Hall's rifle works design worked so well as that it had to undergo only minimal changes through the end of the Model 1819’s run in 1853. By 1842, 23,500 rifles and 13,682 Hall-North carbines had been produced, most at Harper's Ferry, earning Hall nearly $40,000 in royalty and patent-licensing fees. Despite a significant increase in rate of fire over muzzle-loading rifles and muskets, Hall's rifle design suffered from a gas leak around the interface of the removable chamber and the bore, resulting in the necessity of a heavier powder charge that still produced much less muzzle velocity than its muzzle-loading competition. No serious efforts were made to develop a seal to reduce the loss of gas from the breech.
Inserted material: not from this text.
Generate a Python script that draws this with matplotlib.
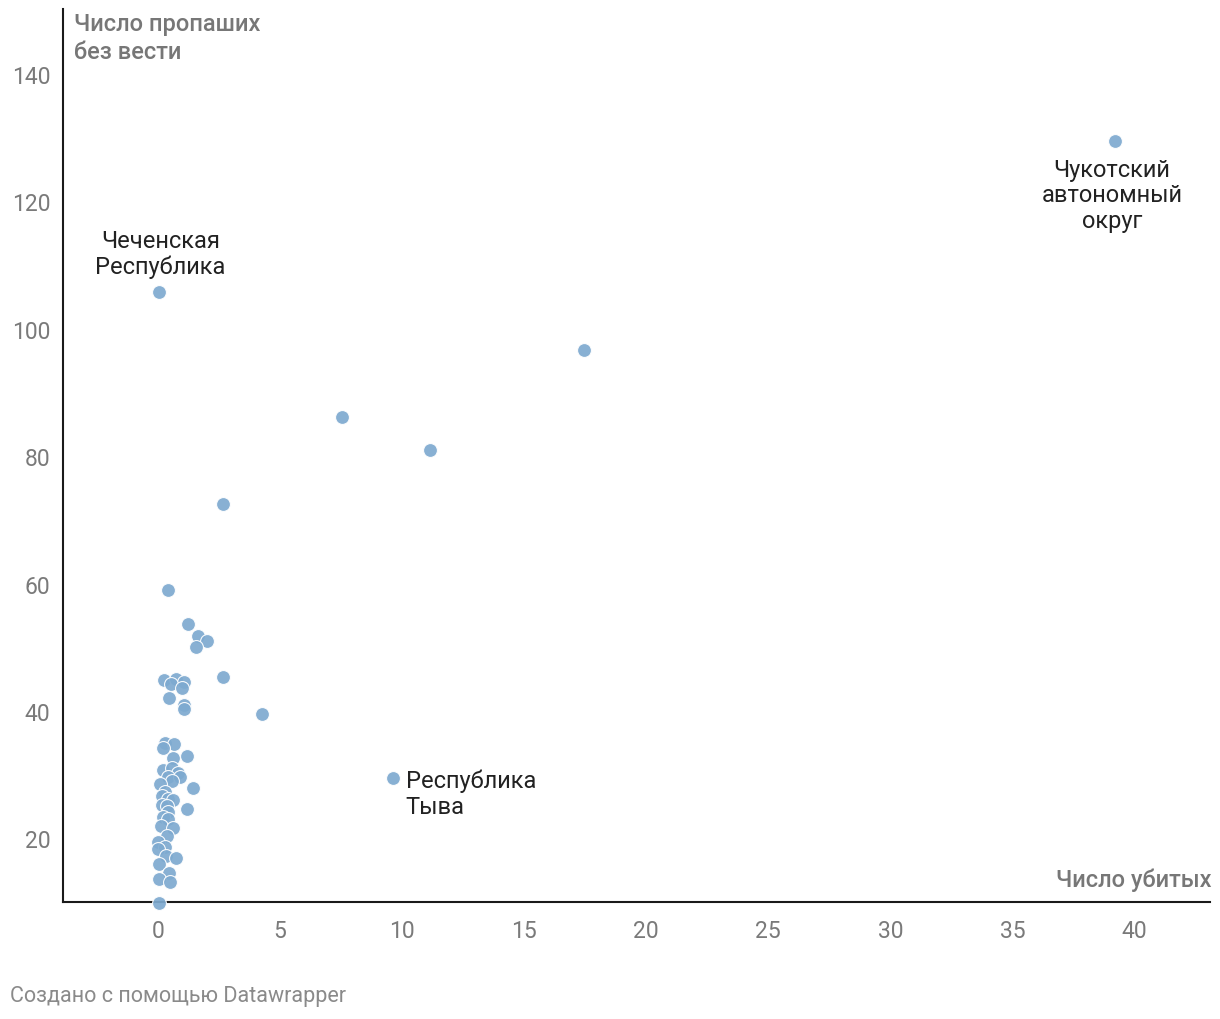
import matplotlib
matplotlib.use("Agg")
import matplotlib.pyplot as plt

plt.rcParams['font.family'] = ['Roboto', 'DejaVu Sans']

# Число убитых (x) и Число пропавших без вести (y)
killed = [39.2, 0.04, 17.46, 7.54, 11.15, 2.66, 0.41, 1.23, 1.64, 2.0, 1.56, 2.66, 4.26, 9.63,
          0.25, 0.74, 1.07, 0.53, 0.98, 0.45, 1.07, 1.07,
          0.29, 0.66, 0.20, 0.61, 1.19, 0.20, 0.57, 0.82, 0.41, 0.90, 0.57, 1.43, 0.08, 0.29,
          0.16, 0.41, 0.61, 0.16, 0.37, 1.19, 0.41, 0.20, 0.41, 0.12, 0.61, 0.37, 0.0, 0.29,
          0.0, 0.33, 0.74, 0.04, 0.45, 0.04, 0.49, 0.04]
missing = [129.5, 105.8, 96.7, 86.2, 81.0, 72.5, 59.0, 53.6, 51.7, 50.9, 50.0, 45.4, 39.5, 29.4,
           44.8, 45.0, 44.5, 44.3, 43.6, 42.0, 41.0, 40.3,
           34.9, 34.8, 34.1, 32.6, 32.9, 30.7, 31.0, 30.2, 29.7, 29.7, 29.0, 27.9, 28.5, 27.2,
           26.6, 26.1, 26.0, 25.3, 25.0, 24.6, 24.2, 23.3, 23.1, 21.9, 21.6, 20.3, 19.4, 18.7,
           18.3, 17.3, 16.9, 15.9, 14.5, 13.6, 13.1, 9.9]

labels = ["Чукотский\nавтономный\nокруг", "Чеченская\nРеспублика", "Республика\nТыва"]
label_x = [39.2, 0.04, 9.63]
label_y = [129.5, 105.8, 29.4]

x_ticks = [0, 5, 10, 15, 20, 25, 30, 35, 40]
y_ticks = [20, 40, 60, 80, 100, 120, 140]

fig = plt.figure(figsize=(12.2, 10.2), dpi=100)
ax = fig.add_axes([63/1220, 1 - 903/1020, (1210 - 63)/1220, (903 - 10)/1020])

ax.scatter(killed, missing, s=100, color='#7eaad0', alpha=0.92, edgecolors='white',
           linewidths=0.8, zorder=3, clip_on=False)

ax.set_xlim(-3.9, 43.1)
ax.set_ylim(10, 150.2)
ax.set_xticks(x_ticks)
ax.set_yticks(y_ticks)
ax.set_xticklabels([str(v) for v in x_ticks])
ax.set_yticklabels([str(v) for v in y_ticks])
ax.tick_params(axis='both', length=0, labelsize=16.5, labelcolor='#7a7a7a')
ax.tick_params(axis='x', pad=12)
ax.tick_params(axis='y', pad=9)

for side in ['top', 'right']:
    ax.spines[side].set_visible(False)
for side in ['left', 'bottom']:
    ax.spines[side].set_color('#1a1a1a')
    ax.spines[side].set_linewidth(1.5)

# Axis titles
fig.text(74/1220, 1 - 13/1020, "Число пропаших\nбез вести", ha='left', va='top',
         fontsize=17, color='#777777', fontweight='medium', linespacing=1.3)
fig.text(1211/1220, 1 - 880/1020, "Число убитых", ha='right', va='center',
         fontsize=17, color='#777777', fontweight='medium')

# Annotations
ax.annotate(labels[0], (label_x[0], label_y[0]), xytext=(-2, -12), textcoords='offset points',
            ha='center', va='top', fontsize=17, color='#222222', linespacing=1.15)
ax.annotate(labels[1], (label_x[1], label_y[1]), xytext=(1, 10), textcoords='offset points',
            ha='center', va='bottom', fontsize=17, color='#222222', linespacing=1.15)
ax.annotate(labels[2], (label_x[2], label_y[2]), xytext=(9, 7), textcoords='offset points',
            ha='left', va='top', fontsize=17, color='#222222', linespacing=1.15)

fig.text(10/1220, 1 - 997/1020, "Создано с помощью Datawrapper", ha='left', va='center',
         fontsize=15.5, color='#8a8a8a')

fig.savefig("out.png", dpi=100)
The penetrating ability of its .52-caliber ball for the rifle was only one-third of that of the muzzle-loaders, and the muzzle velocity of the carbine was 25 percent lower than that of the Jenks carbine, despite having similar barrel lengths and identical 70-grain powder charges.

Hall worked at Harper's Ferry until 1840 and died February 26, 1841, in Randolph County, Missouri.

==Legacy==
Hall's cutting machines were designed for simplicity, to the point that “activity [was] more necessary than judgment” and young boys or “common hands” could successfully run them. They both “functioned without any manual guidance but evidently ceased operation once the workpiece had been finished,” allowing the worker to operate several at once. Hall himself even claimed “one boy by the aid of these machines can perform more work than ten men with files, in the same time, and with greater accuracy”.

Hall's innovations in construction, tools, controls, stops, and gauges all were advances in milling iron and machine tools. Together with Simeon North and other armorers, Hall contributed to the adoption of interchangeable parts and the American System as a whole.

The men who had learned Hall's methods of interchangeable parts while working at Harper's Ferry went on to apply those methods to production of shoes, watches, clocks, bicycles, clothing, rubber goods, and, later, automobiles. Hall's methods transformed the United States from an economy of workshop craftsmen to a nation of industrialized mass production.